§ Exercise task
Transcribe the records below from the first line to the line that includes "const rellenar = arr", inclusive, and omit the pictures.

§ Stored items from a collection
---*---
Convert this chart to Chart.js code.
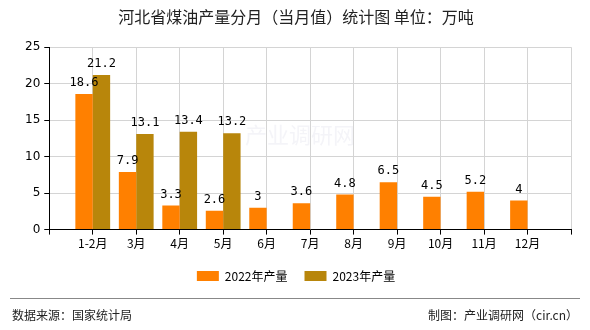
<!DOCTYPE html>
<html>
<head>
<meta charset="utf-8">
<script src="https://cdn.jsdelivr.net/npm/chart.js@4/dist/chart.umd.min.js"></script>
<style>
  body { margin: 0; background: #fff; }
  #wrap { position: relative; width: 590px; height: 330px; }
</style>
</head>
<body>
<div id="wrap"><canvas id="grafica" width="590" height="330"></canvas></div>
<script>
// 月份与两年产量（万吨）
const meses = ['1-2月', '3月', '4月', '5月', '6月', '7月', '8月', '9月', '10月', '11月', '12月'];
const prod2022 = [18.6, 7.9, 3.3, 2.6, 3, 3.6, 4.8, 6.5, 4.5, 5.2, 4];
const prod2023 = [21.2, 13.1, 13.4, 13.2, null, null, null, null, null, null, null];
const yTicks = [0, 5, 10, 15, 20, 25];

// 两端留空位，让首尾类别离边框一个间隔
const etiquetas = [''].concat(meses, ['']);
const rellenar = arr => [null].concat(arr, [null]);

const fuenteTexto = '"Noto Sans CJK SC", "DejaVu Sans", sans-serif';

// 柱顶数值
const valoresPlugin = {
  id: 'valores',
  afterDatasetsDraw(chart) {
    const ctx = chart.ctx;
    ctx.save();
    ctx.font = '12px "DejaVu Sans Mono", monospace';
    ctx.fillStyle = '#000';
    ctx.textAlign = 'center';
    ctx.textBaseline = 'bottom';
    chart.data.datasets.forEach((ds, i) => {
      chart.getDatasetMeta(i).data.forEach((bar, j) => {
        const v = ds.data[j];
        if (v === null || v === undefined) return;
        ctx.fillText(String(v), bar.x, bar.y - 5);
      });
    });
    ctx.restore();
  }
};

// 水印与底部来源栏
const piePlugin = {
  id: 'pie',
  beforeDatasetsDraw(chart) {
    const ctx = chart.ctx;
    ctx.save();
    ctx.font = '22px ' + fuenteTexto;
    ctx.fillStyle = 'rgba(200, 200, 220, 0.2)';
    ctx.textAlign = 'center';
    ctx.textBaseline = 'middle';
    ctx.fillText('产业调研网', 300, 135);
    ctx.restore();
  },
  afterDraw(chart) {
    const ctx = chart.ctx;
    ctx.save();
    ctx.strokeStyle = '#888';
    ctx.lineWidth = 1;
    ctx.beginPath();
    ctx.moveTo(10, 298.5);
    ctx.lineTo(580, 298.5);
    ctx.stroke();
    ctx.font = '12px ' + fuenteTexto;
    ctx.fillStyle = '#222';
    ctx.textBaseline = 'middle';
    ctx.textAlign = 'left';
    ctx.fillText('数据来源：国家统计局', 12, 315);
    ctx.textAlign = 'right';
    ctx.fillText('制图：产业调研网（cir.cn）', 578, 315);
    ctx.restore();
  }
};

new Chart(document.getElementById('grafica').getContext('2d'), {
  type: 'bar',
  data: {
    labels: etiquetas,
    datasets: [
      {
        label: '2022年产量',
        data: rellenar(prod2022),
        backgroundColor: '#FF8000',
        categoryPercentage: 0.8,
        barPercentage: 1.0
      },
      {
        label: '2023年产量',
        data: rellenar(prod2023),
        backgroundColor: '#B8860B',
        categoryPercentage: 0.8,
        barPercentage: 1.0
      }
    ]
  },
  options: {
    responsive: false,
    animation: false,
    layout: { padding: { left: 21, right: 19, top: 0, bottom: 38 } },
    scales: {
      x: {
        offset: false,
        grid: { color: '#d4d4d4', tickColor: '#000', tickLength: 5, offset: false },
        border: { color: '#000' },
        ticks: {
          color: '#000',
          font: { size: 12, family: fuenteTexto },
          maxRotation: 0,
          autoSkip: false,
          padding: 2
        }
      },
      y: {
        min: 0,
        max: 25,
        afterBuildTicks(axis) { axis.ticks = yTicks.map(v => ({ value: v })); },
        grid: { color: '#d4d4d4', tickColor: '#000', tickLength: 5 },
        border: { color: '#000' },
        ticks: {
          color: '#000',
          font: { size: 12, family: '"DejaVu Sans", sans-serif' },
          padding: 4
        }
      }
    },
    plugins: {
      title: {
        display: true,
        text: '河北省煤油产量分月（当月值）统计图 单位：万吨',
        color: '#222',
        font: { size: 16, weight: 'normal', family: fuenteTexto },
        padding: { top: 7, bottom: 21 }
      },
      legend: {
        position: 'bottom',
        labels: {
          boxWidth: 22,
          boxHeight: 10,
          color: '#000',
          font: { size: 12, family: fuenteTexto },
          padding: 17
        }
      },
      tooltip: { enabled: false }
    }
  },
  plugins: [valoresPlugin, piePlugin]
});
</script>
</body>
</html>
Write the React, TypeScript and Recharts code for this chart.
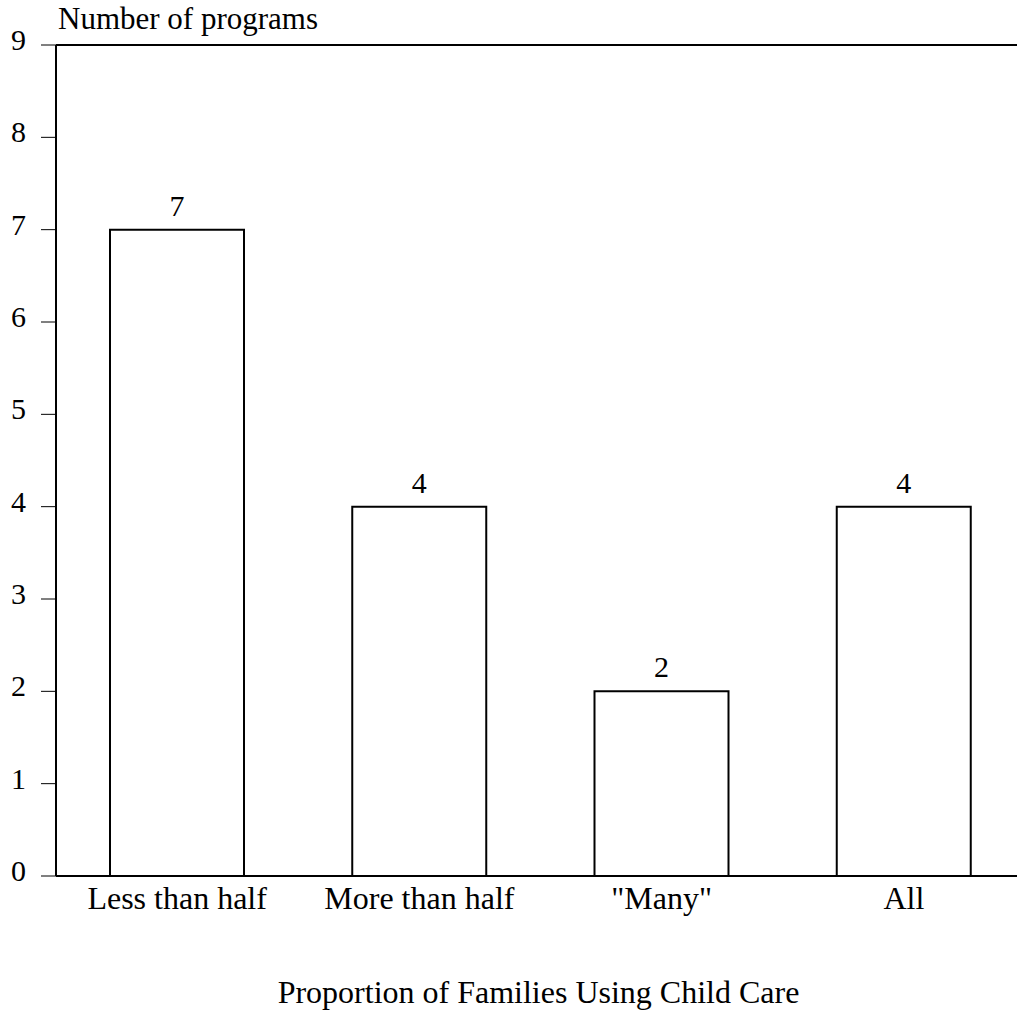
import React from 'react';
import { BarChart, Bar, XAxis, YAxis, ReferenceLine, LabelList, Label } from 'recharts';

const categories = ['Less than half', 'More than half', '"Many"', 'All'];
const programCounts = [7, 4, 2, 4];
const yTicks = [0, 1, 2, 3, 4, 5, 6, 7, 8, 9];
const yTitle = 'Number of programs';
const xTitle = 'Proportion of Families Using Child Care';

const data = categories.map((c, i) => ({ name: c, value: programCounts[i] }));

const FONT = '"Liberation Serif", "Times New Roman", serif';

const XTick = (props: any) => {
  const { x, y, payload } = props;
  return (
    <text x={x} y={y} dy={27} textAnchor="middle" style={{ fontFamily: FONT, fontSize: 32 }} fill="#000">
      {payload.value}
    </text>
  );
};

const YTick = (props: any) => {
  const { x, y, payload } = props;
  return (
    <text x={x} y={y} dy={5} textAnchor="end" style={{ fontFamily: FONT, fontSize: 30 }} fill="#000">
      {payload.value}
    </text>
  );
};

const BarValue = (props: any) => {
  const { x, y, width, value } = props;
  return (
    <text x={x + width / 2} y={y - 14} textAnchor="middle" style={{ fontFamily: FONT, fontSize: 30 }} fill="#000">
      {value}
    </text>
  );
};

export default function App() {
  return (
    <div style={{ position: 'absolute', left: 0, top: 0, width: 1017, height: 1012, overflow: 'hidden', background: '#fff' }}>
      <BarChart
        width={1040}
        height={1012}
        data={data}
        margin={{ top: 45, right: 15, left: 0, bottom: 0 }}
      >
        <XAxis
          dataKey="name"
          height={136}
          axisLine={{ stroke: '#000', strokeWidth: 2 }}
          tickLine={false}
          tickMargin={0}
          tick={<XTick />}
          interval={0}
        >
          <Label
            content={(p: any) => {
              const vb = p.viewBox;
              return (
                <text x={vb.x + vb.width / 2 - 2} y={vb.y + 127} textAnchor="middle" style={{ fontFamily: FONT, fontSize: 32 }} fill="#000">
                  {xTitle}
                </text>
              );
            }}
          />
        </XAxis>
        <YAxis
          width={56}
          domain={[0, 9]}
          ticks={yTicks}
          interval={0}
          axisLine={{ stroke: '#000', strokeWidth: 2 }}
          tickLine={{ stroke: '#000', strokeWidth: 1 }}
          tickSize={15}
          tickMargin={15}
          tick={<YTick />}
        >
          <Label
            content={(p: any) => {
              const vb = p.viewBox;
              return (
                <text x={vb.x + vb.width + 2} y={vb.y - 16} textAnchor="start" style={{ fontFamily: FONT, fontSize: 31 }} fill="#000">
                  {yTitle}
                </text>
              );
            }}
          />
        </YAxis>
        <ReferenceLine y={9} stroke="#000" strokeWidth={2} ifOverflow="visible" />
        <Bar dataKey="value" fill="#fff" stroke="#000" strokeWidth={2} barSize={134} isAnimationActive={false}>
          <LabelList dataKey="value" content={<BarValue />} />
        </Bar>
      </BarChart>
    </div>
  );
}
---*---
§ Answer to the exercise
Convert this chart to Chart.js code.
<!DOCTYPE html>
<html>
<head>
<meta charset="utf-8">
<script src="https://cdn.jsdelivr.net/npm/chart.js@4/dist/chart.umd.min.js"></script>
<style>
  body { margin: 0; background: #fff; }
  #wrap { position: relative; width: 590px; height: 330px; }
</style>
</head>
<body>
<div id="wrap"><canvas id="grafica" width="590" height="330"></canvas></div>
<script>
// 月份与两年产量（万吨）
const meses = ['1-2月', '3月', '4月', '5月', '6月', '7月', '8月', '9月', '10月', '11月', '12月'];
const prod2022 = [18.6, 7.9, 3.3, 2.6, 3, 3.6, 4.8, 6.5, 4.5, 5.2, 4];
const prod2023 = [21.2, 13.1, 13.4, 13.2, null, null, null, null, null, null, null];
const yTicks = [0, 5, 10, 15, 20, 25];

// 两端留空位，让首尾类别离边框一个间隔
const etiquetas = [''].concat(meses, ['']);
const rellenar = arr => [null].concat(arr, [null]);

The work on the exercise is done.